The rich and the poor
As Beijing is booming economically, with annual GDP per capita reaching $12,000 in 2011, the line differentiating the administrative regions has begun to define rich zones from poor.
"If we were living in Yanqing county, we would already be rich," a villager in Diao'e county (which is separated from Yanqing by just a mountain) exclaimed, expressing envy toward his richer neighbors when he was interviewed by China Newsweek.
In 2011, the annual financial income of Chicheng county was 970 million yuan while Yanqing's income was 1.8 billion yuan, official statistics revealed.
Policy differences between the various administrative areas can also be significant.
For example, the road construction subsidy is 35,000 yuan per kilometer in Hebei Province, while in Beijing it is 10 times more.
Cities like Zhangjiakou and Chengde have sacrificed their own large-scale projects to make Beijing environmentally secure, according to Li Lan.
"Chicheng county axed 70 projects that might have endangered the water safety of Beijing, leading to thousands of people being laid off," he said, adding that the poverty in these areas means they are barely able to support themselves, but they have to sacrifice so Beijing can have healthy surroundings.
As one of the important drinking water sources for Beijing, Chicheng itself thirsts for water with 61,000 people, as well as livestock, experiencing difficulties accessing drinking water. Around 26,000 people needed to travel to seek water in 2010, according to official statistics.
Li said those poverty-stricken areas provided resources to Beijing for free for years, and even with some compensation given in recent years, the amount of money provided isn't in line with market-oriented calculations.
Yang Yiyong, director of the Institute for Social Development under the National Development and Reform Commission, told the Global Times that the wealth gap has existed for quite a long time and it is not limited to Beijing, with areas surrounding mega cities such as Shanghai and Guangzhou also facing the same problem.
"Those counties in poverty are mostly areas which are geographically hard to develop; most of them are mountainous areas with less developed transportation networks. Also, the people living in these areas are not skilled enough to meet the needs of the market," Yang said.
Seeking leverage
The Hebei provincial government in 1986 designed "circle" strategy, which was intended to boost the economy in areas around Beijing, Tianjin and Hebei. In 2010, Hebei outlined a plan to construct a green economic circle surrounding Beijing in its 12th Five-Year Plan.

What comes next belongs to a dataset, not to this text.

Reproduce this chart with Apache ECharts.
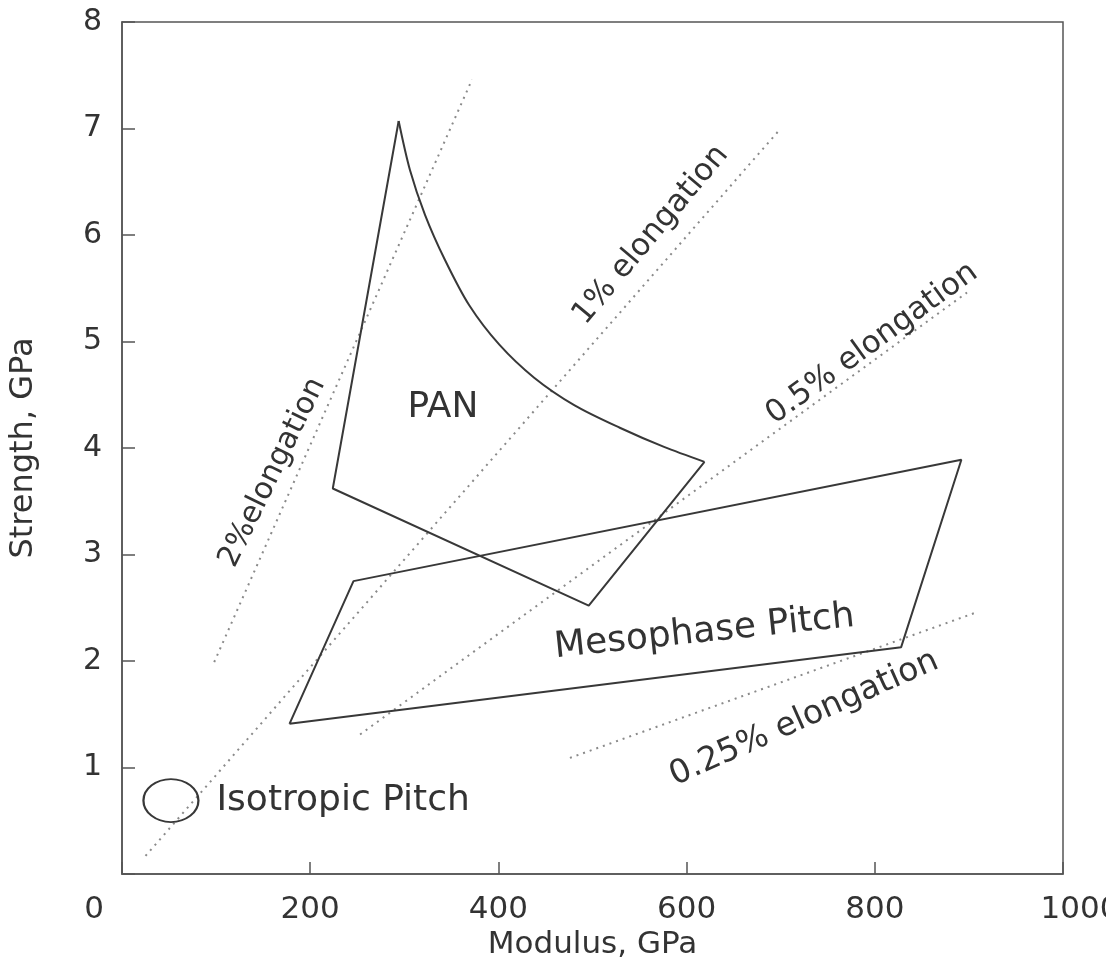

The plan detailed goals such as enlarging vegetable plantations to occupy over 50 percent of the vegetable market in Beijing and Tianjin.

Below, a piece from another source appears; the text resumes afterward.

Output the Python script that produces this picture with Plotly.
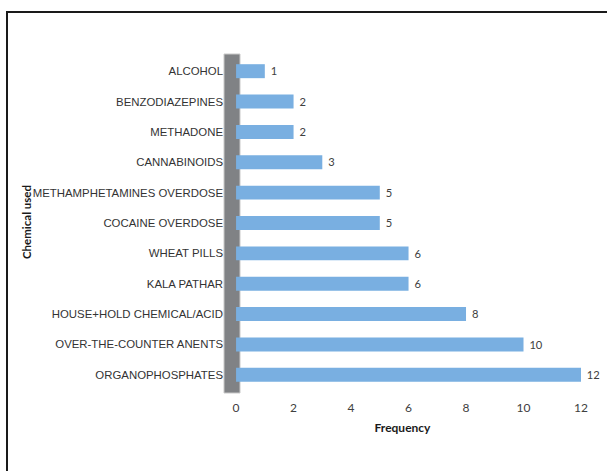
import plotly.graph_objects as go

categories = ["ALCOHOL", "BENZODIAZEPINES", "METHADONE", "CANNABINOIDS",
              "METHAMPHETAMINES OVERDOSE", "COCAINE OVERDOSE", "WHEAT PILLS",
              "KALA PATHAR", "HOUSE+HOLD CHEMICAL/ACID", "OVER-THE-COUNTER ANENTS",
              "ORGANOPHOSPHATES"]
frequency = [1, 2, 2, 3, 5, 5, 6, 6, 8, 10, 12]
x_ticks = [0, 2, 4, 6, 8, 10, 12]

W, H = 607, 471
ml, mr, mt, mb = 224, 26, 56, 81
pw = W - ml - mr
ph = H - mt - mb

def px_x(p):
    return (p - ml) / pw

def px_y(p):
    return (H - mb - p) / ph

fig = go.Figure()
fig.add_trace(go.Bar(
    y=categories, x=frequency, orientation="h",
    marker=dict(color="#79AFE1", line=dict(width=0)),
    text=["\u00a0" + str(v) for v in frequency], textposition="outside",
    textfont=dict(family="Lato", size=12, color="#404040"),
    cliponaxis=False, width=0.46,
))

# grey "wall" behind the category axis
fig.add_shape(type="rect", xref="paper", yref="paper",
              x0=px_x(224), x1=px_x(240), y0=px_y(393), y1=px_y(54),
              fillcolor="#808285", line=dict(color="#C9C9C9", width=1), layer="below")
# outer frame
fig.add_shape(type="rect", xref="paper", yref="paper",
              x0=px_x(7), x1=px_x(640), y0=px_y(520), y1=px_y(12),
              fillcolor="rgba(0,0,0,0)", line=dict(color="#1a1a1a", width=2))

fig.add_annotation(text="<b>Chemical used</b>", xref="paper", yref="paper",
                   x=px_x(26), y=px_y(222), xanchor="center", yanchor="middle",
                   textangle=-90, showarrow=False,
                   font=dict(family="Lato", size=11.5, color="#1a1a1a"))

fig.update_layout(
    width=W, height=H, margin=dict(l=ml, r=mr, t=mt, b=mb),
    paper_bgcolor="white", plot_bgcolor="white", showlegend=False,
    xaxis=dict(range=[-0.42, 12], tickvals=x_ticks, showgrid=False, zeroline=False,
               showline=False, ticks="", ticklabelstandoff=9,
               tickfont=dict(family="Lato", size=12, color="#404040"),
               title=dict(text="<b>Frequency</b>", standoff=9,
                          font=dict(family="Lato", size=12, color="#1a1a1a"))),
    yaxis=dict(autorange="reversed", showgrid=False, zeroline=False, showline=False,
               ticks="", ticklabelstandoff=0,
               tickfont=dict(family="Liberation Sans", size=11.4, color="#333333")),
    bargap=0.54,
)

fig.write_html("out.html")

Yang said increasing cooperation between Hebei and Beijing might be a way forward, but the two partners must seek a long term common interest to ensure cooperation proceeds smoothly.

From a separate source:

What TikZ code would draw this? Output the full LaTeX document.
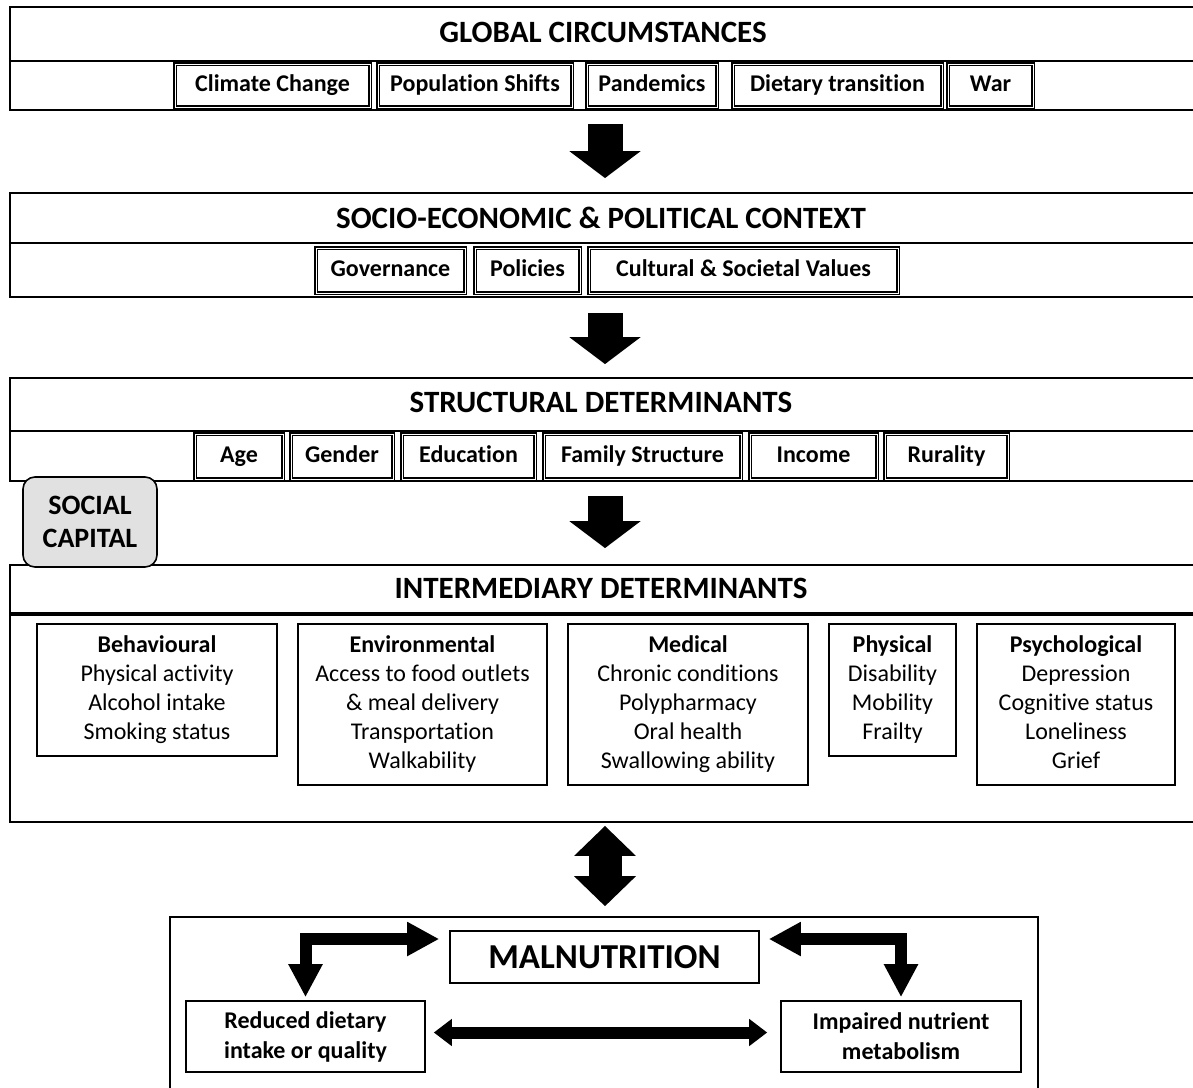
\documentclass[tikz,border=0pt]{standalone}
\usepackage{fontspec}
\setmainfont[Ligatures=NoCommon]{Carlito}
\usetikzlibrary{arrows.meta}

\definecolor{capgray}{HTML}{E1E1E1}

\tikzset{
    band/.style={draw, line width=0.9pt, minimum width=595pt, inner sep=0pt},
    bandtitle/.style={font=\fontsize{15.5}{18}\selectfont\bfseries},
    item/.style={draw, double, double distance=0.45pt, line width=0.6pt, inner sep=0pt,
        text height=9pt, text depth=3pt, font=\fontsize{12}{14}\selectfont\bfseries},
    factor/.style={draw, line width=0.8pt, anchor=north, align=center, inner xsep=0pt, inner ysep=4pt,
        font=\fontsize{12}{14.5}\selectfont},
    outcome/.style={draw, line width=0.8pt, align=center, inner sep=0pt,
        font=\fontsize{12}{15}\selectfont\bfseries},
    downarrow/.style={line width=17.5pt, -{Triangle[width=35pt,length=13.5pt]}},
    bothways/.style={line width=16.5pt, {Triangle[width=30pt,length=15pt]}-{Triangle[width=30pt,length=15pt]}},
    elbow/.style={line width=6pt, {Triangle[width=16pt,length=16.5pt]}-{Triangle[width=16pt,length=16pt]}},
    across/.style={line width=6pt, {Triangle[width=13pt,length=9pt]}-{Triangle[width=13pt,length=9pt]}}
}

\begin{document}
\begin{tikzpicture}[x=0.5pt, y=-0.5pt]
    \useasboundingbox (0,0) rectangle (1193,1087);
    \clip (0,0) rectangle (1193,1087);

    % global circumstances
    \node[band, minimum height=51.5pt] (glob) at (605,58.5) {};
    \draw[line width=0.9pt] (glob.west |- 0,61) -- (glob.east |- 0,61);
    \node[bandtitle] (globtitle) at (603,32) {GLOBAL CIRCUMSTANCES};
    \node[item, minimum width=97.5pt, minimum height=21.5pt] (climate) at (272.5,85.5) {Climate Change};
    \node[item, minimum width=97pt, minimum height=21.5pt] (population) at (475,85.5) {Population Shifts};
    \node[item, minimum width=65pt, minimum height=21.5pt] (pandemics) at (652,85.5) {Pandemics};
    \node[item, minimum width=104.5pt, minimum height=21.5pt] (dietary) at (837.5,85.5) {Dietary transition};
    \node[item, minimum width=42.5pt, minimum height=21.5pt] (war) at (990.5,85.5) {War};

    % socio-economic and political context
    \node[band, minimum height=52pt] (socio) at (605,245) {};
    \draw[line width=0.9pt] (socio.west |- 0,243) -- (socio.east |- 0,243);
    \node[bandtitle] (sociotitle) at (601,218) {SOCIO-ECONOMIC \& POLITICAL CONTEXT};
    \node[item, minimum width=74.5pt, minimum height=22.5pt] (governance) at (390.5,270.5) {Governance};
    \node[item, minimum width=52.5pt, minimum height=22.5pt] (policies) at (527.5,270.5) {Policies};
    \node[item, minimum width=154.5pt, minimum height=22.5pt] (values) at (743.5,270.5) {Cultural \& Societal Values};

    % structural determinants
    \node[band, minimum height=51.5pt] (struct) at (605,429.5) {};
    \draw[line width=0.9pt] (struct.west |- 0,431) -- (struct.east |- 0,431);
    \node[bandtitle] (structtitle) at (601,402) {STRUCTURAL DETERMINANTS};
    \node[item, minimum width=44pt, minimum height=22.5pt] (age) at (239,456.5) {Age};
    \node[item, minimum width=51pt, minimum height=22.5pt] (gender) at (342,456.5) {Gender};
    \node[item, minimum width=66.5pt, minimum height=22.5pt] (education) at (468.5,456.5) {Education};
    \node[item, minimum width=98.5pt, minimum height=22.5pt] (family) at (642.5,456.5) {Family Structure};
    \node[item, minimum width=63.5pt, minimum height=22.5pt] (income) at (813.5,456.5) {Income};
    \node[item, minimum width=61.5pt, minimum height=22.5pt] (rurality) at (946.5,456.5) {Rurality};

    % intermediary determinants
    \node[band, minimum height=128.5pt] (inter) at (605,693.5) {};
    \draw[line width=1.8pt] (inter.west |- 0,614) -- (inter.east |- 0,614);
    \node[bandtitle] (intertitle) at (601,588) {INTERMEDIARY DETERMINANTS};
    \node[factor, minimum width=120pt] (behav) at (157,623)
        {\strut\textbf{Behavioural}\\Physical activity\\Alcohol intake\\Smoking status\strut};
    \node[factor, minimum width=124.5pt] (environ) at (422.5,623)
        {\strut\textbf{Environmental}\\Access to food outlets\\\& meal delivery\\Transportation\\Walkability\strut};
    \node[factor, minimum width=120pt] (medical) at (688,623)
        {\strut\textbf{Medical}\\Chronic conditions\\Polypharmacy\\Oral health\\Swallowing ability\strut};
    \node[factor, minimum width=63.5pt] (physical) at (892.5,623)
        {\strut\textbf{Physical}\\Disability\\Mobility\\Frailty\strut};
    \node[factor, minimum width=99pt] (psycho) at (1076,623)
        {\strut\textbf{Psychological}\\Depression\\Cognitive status\\Loneliness\\Grief\strut};

    % social capital
    \node[draw, line width=0.8pt, fill=capgray, rounded corners=6pt, align=center,
        minimum width=67pt, minimum height=45pt, inner sep=0pt,
        font=\fontsize{14}{16.5}\selectfont\bfseries] (social) at (90,522) {SOCIAL\\CAPITAL};

    % malnutrition
    \node[draw, line width=0.8pt, minimum width=434pt, minimum height=89pt] (frame) at (604,1006) {};
    \node[outcome, minimum width=154.5pt, minimum height=26pt,
        font=\fontsize{17.5}{20}\selectfont\bfseries] (mal) at (604.5,957) {MALNUTRITION};
    \node[outcome, minimum width=119.5pt, minimum height=35.5pt] (reduced) at (305.5,1036.5)
        {Reduced dietary\\intake or quality};
    \node[outcome, minimum width=120pt, minimum height=35.5pt] (impaired) at (901,1036.5)
        {Impaired nutrient\\metabolism};

    \draw[downarrow, shorten <=6.5pt, shorten >=7pt] (glob.south) -- (socio.north);
    \draw[downarrow, shorten <=7.5pt, shorten >=6.5pt] (socio.south) -- (struct.north);
    \draw[downarrow, shorten <=7pt, shorten >=8pt] (struct.south) -- (inter.north);
    \draw[bothways, shorten <=1.5pt, shorten >=5pt] (inter.south) -- (inter.south |- frame.north);

    \draw[elbow, shorten <=1.5pt] (reduced.north) |- ([xshift=-5pt,yshift=9pt]mal.west);
    \draw[elbow, shorten <=1.5pt] (impaired.north) |- ([xshift=4.5pt,yshift=9pt]mal.east);
    \draw[across, shorten <=4pt, shorten >=6.5pt] ([yshift=2pt]reduced.east) -- ([yshift=2pt]impaired.west);
\end{tikzpicture}
\end{document}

Some experts have put forward suggestions to merge administrative functions with Beijing, but Han Jin, a professor studying poverty-stricken regions around Beijing at the Shijiazhuang University of Economics, told the Global Times that merging the areas is not an easy proposition, one reason being that it can be difficult to integrate local politicians into the wider framework after the areas are merged.
"Developing the areas equally requires strategic planning. Beijing needs to shoulder the responsibility of forming plans to reduce poverty, since it has strongly demanded space to develop from Hebei Province. And Hebei should gradually reduce its dependence on Beijing and earn equal cooperation status with the capital," Han said.